Paradoxically, the increase in police violence occurred while Brazil as a whole was seeing a 25 percent drop in homicides, a trend that began in late 2018, before the new administrations took power. Specialists still debate why violence has decreased; one popular theory is that it has more to do with pacts and truces between organized crime factions than with public policies.

So why did the state of Rio de Janeiro vote this year for Mr. Witzel and his draconian rhetoric? One factor is that Brazil is in its worst economic recession in recent history; another is political schisms among political parties that accuse one another of corruption. The political effects of both issues are strikingly evident in Rio de Janeiro, where every governor elected between 1998 and 2018 has been prosecuted for crimes related to theft of public funds.

At the same time, the city of Rio produces almost 70 percent of Brazil’s oil and has suffered not only the impacts of the global decline in demand for petroleum but also losses by Petrobras, the largest company in Latin America, when it was at the center of corruption scandals. The results of the economic crisis are plainly visible in Rio.

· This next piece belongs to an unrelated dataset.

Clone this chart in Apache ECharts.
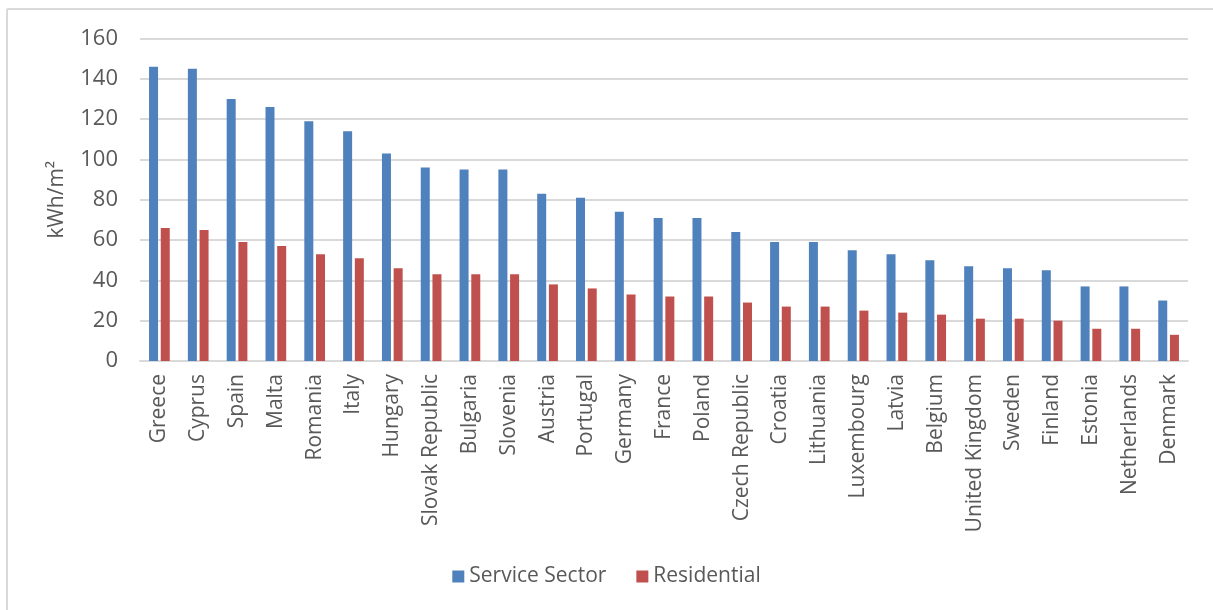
<!DOCTYPE html>
<html>
<head>
<meta charset="utf-8">
<script src="https://cdn.jsdelivr.net/npm/echarts@6/dist/echarts.min.js"></script>
<style>
  html, body { margin: 0; padding: 0; background: #fff; }
  #chart { width: 1213px; height: 610px; }
</style>
</head>
<body>
<div id="chart"></div>
<script>
  // 国家
  var countries = ['Greece', 'Cyprus', 'Spain', 'Malta', 'Romania', 'Italy', 'Hungary',
    'Slovak Republic', 'Bulgaria', 'Slovenia', 'Austria', 'Portugal', 'Germany', 'France',
    'Poland', 'Czech Republic', 'Croatia', 'Lithuania', 'Luxembourg', 'Latvia', 'Belgium',
    'United Kingdom', 'Sweden', 'Finland', 'Estonia', 'Netherlands', 'Denmark'];
  var serviceSector = [146, 145, 130, 126, 119, 114, 103, 96, 95, 95, 83, 81, 74, 71, 71, 64,
    59, 59, 55, 53, 50, 47, 46, 45, 37, 37, 30];
  var residential = [66, 65, 59, 57, 53, 51, 46, 43, 43, 43, 38, 36, 33, 32, 32, 29, 27, 27,
    25, 24, 23, 21, 21, 20, 16, 16, 13];
  var yTicks = [0, 20, 40, 60, 80, 100, 120, 140, 160];

  var font = '"Open Sans", sans-serif';
  var myChart = echarts.init(document.getElementById('chart'));

  var options = {
    backgroundColor: '#fff',
    animation: false,
    textStyle: { fontFamily: font },
    graphic: [
      { type: 'line', shape: { x1: 7, y1: 9, x2: 1213, y2: 9 }, style: { stroke: '#d9d9d9', lineWidth: 2 } },
      { type: 'line', shape: { x1: 7, y1: 9, x2: 7, y2: 610 }, style: { stroke: '#d9d9d9', lineWidth: 2 } }
    ],
    legend: {
      data: ['Service Sector', 'Residential'],
      bottom: 18,
      left: 'center',
      itemWidth: 12,
      itemHeight: 12,
      itemGap: 30,
      icon: 'rect',
      textStyle: { color: '#595959', fontSize: 21, fontFamily: font }
    },
    grid: {
      left: 140,
      right: 25,
      top: 38.5,
      bottom: 249,
      containLabel: false
    },
    xAxis: {
      type: 'category',
      data: countries,
      axisLine: { lineStyle: { color: '#d9d9d9', width: 2 } },
      axisTick: { show: false },
      axisLabel: {
        rotate: 90,
        interval: 0,
        margin: 13,
        color: '#595959',
        fontSize: 21,
        fontFamily: font
      }
    },
    yAxis: {
      type: 'value',
      min: yTicks[0],
      max: yTicks[yTicks.length - 1],
      interval: 20,
      name: 'kWh/m²',
      nameLocation: 'middle',
      nameGap: 72,
      nameTextStyle: { color: '#595959', fontSize: 21, fontFamily: font },
      axisLine: { show: false },
      axisTick: { show: false },
      axisLabel: { color: '#595959', fontSize: 22, margin: 22, fontFamily: font },
      splitLine: { lineStyle: { color: '#d9d9d9', width: 2 } }
    },
    series: [
      {
        name: 'Service Sector',
        type: 'bar',
        data: serviceSector,
        barWidth: 9,
        barGap: '30%',
        itemStyle: { color: '#4f81bd' }
      },
      {
        name: 'Residential',
        type: 'bar',
        data: residential,
        barWidth: 9,
        barGap: '30%',
        itemStyle: { color: '#c0504d' }
      }
    ]
  };

  myChart.setOption(options);
</script>
</body>
</html>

In 2018, more than 10,000 businesses closed in the city.

In addition to Brazil’s economic travails, the rise of figures like President Bolsonaro and Governor Witzel is a consequence of years of state abandonment of the poor in the favelas, followed by self-defeating policies that try to stop violence with more violence, leaving the rest of society to look on in apathy.

The tragedy in Rio de Janeiro was not inevitable. The city’s calamity is political, as is the way out of it. The solution lies in following public security policies based on data, research and analysis, not in stoking the public’s fear or anger. Brazil should learn from the experiences of the United States, Europe and some Latin American countries and not repeat their mistakes.

Specifically, the new governments could have worked to make life more bearable for the poverty-stricken families in the favelas by funding libraries and schools, and building a transit system so parents could get to and from good jobs.

That method was put to work and became a practical example in Medelín, Colombia, which late in the last century was considered among the most violent cities in the world, but recently has flourished as a destination for tourists. Unfortunately, Brazil’s leaders have chosen to ramp up violence against not just drug carriers but also the innocent favela families themselves. And the new violence has produced only more destruction and sorrow.

Brazil has long been one of the world’s largest cocaine markets, but it should not have insisted on a war strategy that has failed in all the countries that have used it — notably Mexico and Colombia. Brazilians, particularly in Rio, must find other ways to address drug trafficking and insecurity, starting by discussing alternatives for police action that are legal and humane — for example, reinforcing the Pacifying Police Units and other community-centered options.

Rio’s tragedy is political. New, well-thought-out policies could be its salvation.

Mauricio Santoro is a professor of international relations at the State University of Rio de Janeiro.